À Paris (Ve), Campus Buffon, pour le Muséum national d’Histoire naturelle (MNHN) et la Direction du Patrimoine Immobilier / Etablissement Public à caractère Scientifique, Culturel et Professionnel (EPSCP) maîtres d’ouvrage, l’agence Lemoal Lemoal (Christophe et Jesse Lemoal) a livré en 2025 la régénération de l’Orangerie du MNHN. Surface : 1 600 m² SDP. Coût : 2,50 M€ HT. Communiqué.
Face à l’urgence écologique et au ralentissement des constructions neuves, la régénération de l’Orangerie s’inscrit dans une démarche nécessaire : celle d’une architecture du soin, de l’attention portée à l’existant, et non plus de la seule production. Ce projet assume une posture d’empathie avec le bâti, dans la lignée des réflexions contemporaines qui réinterrogent le rôle de l’architecte : non plus bâtisseur de formes mais artisan de continuités.
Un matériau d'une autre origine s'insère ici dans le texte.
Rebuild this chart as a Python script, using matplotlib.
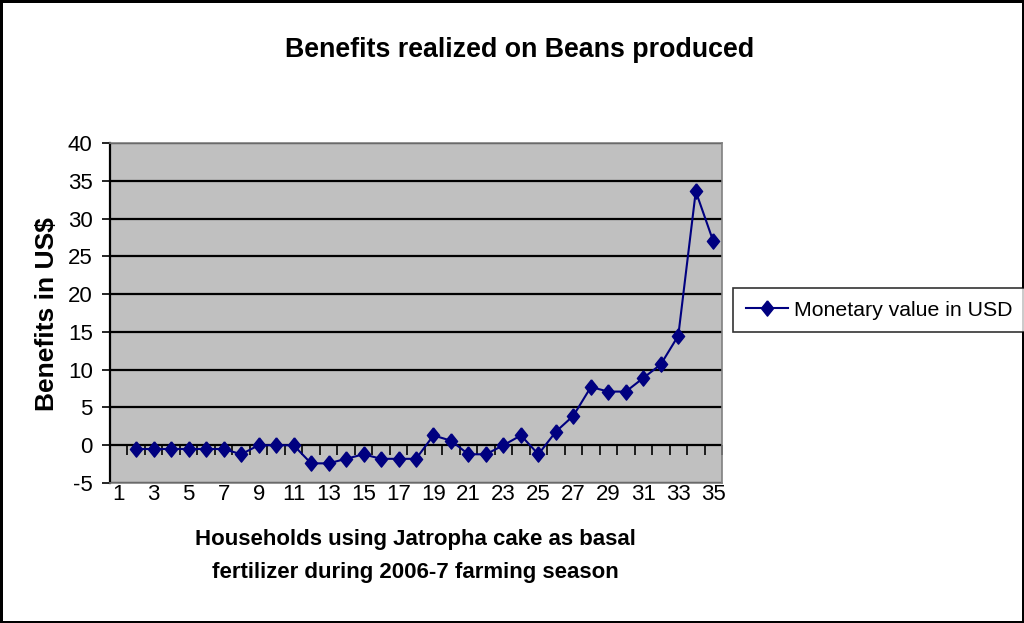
import numpy as np
import matplotlib
matplotlib.use("Agg")
import matplotlib.pyplot as plt

households = list(range(1, 36))
benefits = [np.nan, -0.5, -0.5, -0.5, -0.5, -0.5, -0.5, -1.2, 0.0, 0.0,
            0.0, -2.4, -2.4, -1.8, -1.2, -1.8, -1.8, -1.8, 1.3, 0.6,
            -1.2, -1.2, 0.0, 1.3, -1.2, 1.8, 3.9, 7.7, 7.1, 7.1,
            8.9, 10.7, 14.5, 33.6, 27.0]
tick_labels = [str(h) for h in households[::2]]
y_ticks = list(range(-5, 45, 5))
series_name = "Monetary value in USD"
title = "Benefits realized on Beans produced"
ylabel = "Benefits in US$"
xlabel = "Households using Jatropha cake as basal\nfertilizer during 2006-7 farming season"

FAM = ["Liberation Sans", "DejaVu Sans"]
plt.rcParams["font.family"] = FAM
plt.rcParams["axes.unicode_minus"] = False

fig = plt.figure(figsize=(10.24, 6.23), dpi=100)
fig.patch.set_facecolor("white")
fig.patch.set_edgecolor("black")
fig.patch.set_linewidth(2.5)

ax = fig.add_axes([110/1024, 140/623, 612/1024, 340/623])
ax.set_facecolor("#C0C0C0")
ax.set_xlim(0.5, 35.5)
ax.set_ylim(-5, 40)

ax.set_yticks(y_ticks)
ax.yaxis.grid(True, color="black", linewidth=1.6)
ax.set_axisbelow(True)
ax.tick_params(axis="y", direction="out", length=5.5, width=1.2, labelsize=16, pad=7)

ax.set_xticks(households[::2])
ax.set_xticklabels(tick_labels)
ax.tick_params(axis="x", length=0, labelsize=16, pad=1)

for s in ["top", "right", "bottom"]:
    ax.spines[s].set_color("#808080")
    ax.spines[s].set_linewidth(1.2)
ax.spines["left"].set_color("black")
ax.spines["left"].set_linewidth(1.6)

# category tick marks on the zero line
sec = ax.secondary_xaxis(0, transform=ax.transData)
sec.set_xticks(np.arange(0.5, 36, 1.0))
sec.set_xticklabels([])
sec.tick_params(direction="out", length=7.5, width=1.2, color="black")
sec.spines["bottom"].set_visible(False)

diamond = [(0, 1), (0.8, 0), (0, -1), (-0.8, 0), (0, 1)]
line, = ax.plot(households, benefits, color="#000080", linewidth=1.5,
                marker=diamond, markersize=11, markerfacecolor="#000080",
                markeredgecolor="#000080", label=series_name, zorder=5)

fig.text(520/1024, 1 - 50/623, title, ha="center", va="center",
         fontsize=19.3, fontweight="bold")
fig.text(47/1024, 1 - 314/623, ylabel, ha="center", va="center",
         rotation=90, fontsize=19, fontweight="bold")
fig.text(415/1024, 1 - 556/623, xlabel, ha="center", va="center",
         fontsize=16, fontweight="bold", linespacing=1.75)

leg = fig.legend(handles=[line], loc="center", bbox_to_anchor=(879/1024, 1 - 310/623),
                 fontsize=15.3, frameon=True, fancybox=False, shadow=False,
                 handlelength=2.0, handletextpad=0.25, borderpad=0.6, borderaxespad=0)
leg.get_frame().set_edgecolor("black")
leg.get_frame().set_linewidth(1.2)

fig.savefig("out.png", dpi=100)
Un lieu scientifique aux usages multiples
Au cœur de l’îlot Buffon-Poliveau – campus scientifique du Muséum national d’Histoire naturelle (MNHN), à Paris – l’Orangerie poursuit sa mission au service du vivant et de ceux qui l’étudient. Située en lisière du Jardin des Plantes, l’Orangerie s’inscrit dans un écosystème dense et actif, où se côtoient chaque jour plus de 2 000 chercheurs, étudiants, jardiniers, techniciens et personnels administratifs. Depuis sa construction dans les années 1930, la grande serre de l’Orangerie accueille chaque hiver les végétaux les plus fragiles des collections botaniques du Muséum. Depuis les années 1970, l’Orangerie ne se limite plus à sa fonction d’hivernage des végétaux : une cantine y a été aménagée pour les usagers du campus.
Un héritage architectural singulier
Le bâtiment de l’Orangerie est une œuvre de l’architecte Emmanuel Pontremoli – alors Architecte en chef du MNHN – et réalisée par les frères Perret. Il incarne les premiers pas de l’architecture du béton armé en France, dans une composition rigoureuse mêlant structure apparente, remplissage en briques de terre cuite et façades vitrées. Sa charpente intégralement réalisée en béton préfabriqué, jusqu’aux chevrons et chéneaux, témoigne d’un rationalisme constructif, qui confère au bâtiment une identité forte et une élégance fonctionnelle.

Penser la régénération
Trop récents pour être protégés ? Trop anciens pour rester performants ? C’est le sort de nombreux édifices du XXᵉ siècle, remarquables mais invisibles, faute de reconnaissance patrimoniale. L’Orangerie du Muséum national d’Histoire naturelle en est un exemple : infrastructure fonctionnelle et discrète, sans label ni protection, longtemps délaissée mais porteuse d’une valeur architecturale d’exception. Alors, de quelle manière sauvegarder ce patrimoine du XXe ?
La démarche de régénération a ainsi associé rénovation et évolution programmatique, en transformant l’ancienne cantine de l’îlot Buffon en un nouveau lieu de vie mieux adapté aux rythmes de travail actuels et futurs des usagers du campus. Ouvert tout au long de la journée, ce nouveau lieu multifonctionnel accueille désormais un espace de restauration avec des frigos connectés, une cafétéria, un espace « salon », et des salles de réunion privatisables. Les autres espaces de l’Orangerie – la serre, les réserves aux plantes, le local syndical et les locaux de maintenance – déjà présents et en fonctionnement avant le projet, ont été rénovés.

L’ambition n’a pas été de figer l’Orangerie dans son état d’origine mais de préserver ce qui fait sa singularité, tout en l’adaptant aux usages contemporains. Chaque choix engage une forme de responsabilité : intervenir sans trahir, modifier sans effacer. Cette tension permanente demande une lecture fine du bâti existant, une compréhension de ses qualités, mais aussi une capacité à projeter ses usages dans le temps. Penser « l’entretien » comme un projet à part entière, l’adaptation comme un acte créatif, et la transformation comme une preuve de soin. C’est ainsi que l’architecture peut s’inscrire dans le temps long, cultiver des continuités plutôt que des ruptures, et promouvoir un projet attentif, pensé non pour marquer, mais pour prolonger.


C’est dans ce sens que le projet s’inscrit dans une démarche de régénération : régénérer un bâtiment, c’est le remettre en capacité de durer, en lui insufflant une nouvelle énergie. Dans un monde traversé par les incertitudes politiques, sociales et climatiques, la régénération de notre patrimoine bâti prend une résonance particulière : elle affirme la nécessité pour l’architecture d’être un repère de stabilité, une ressource vivante, solide et pérenne, capable de traverser les époques.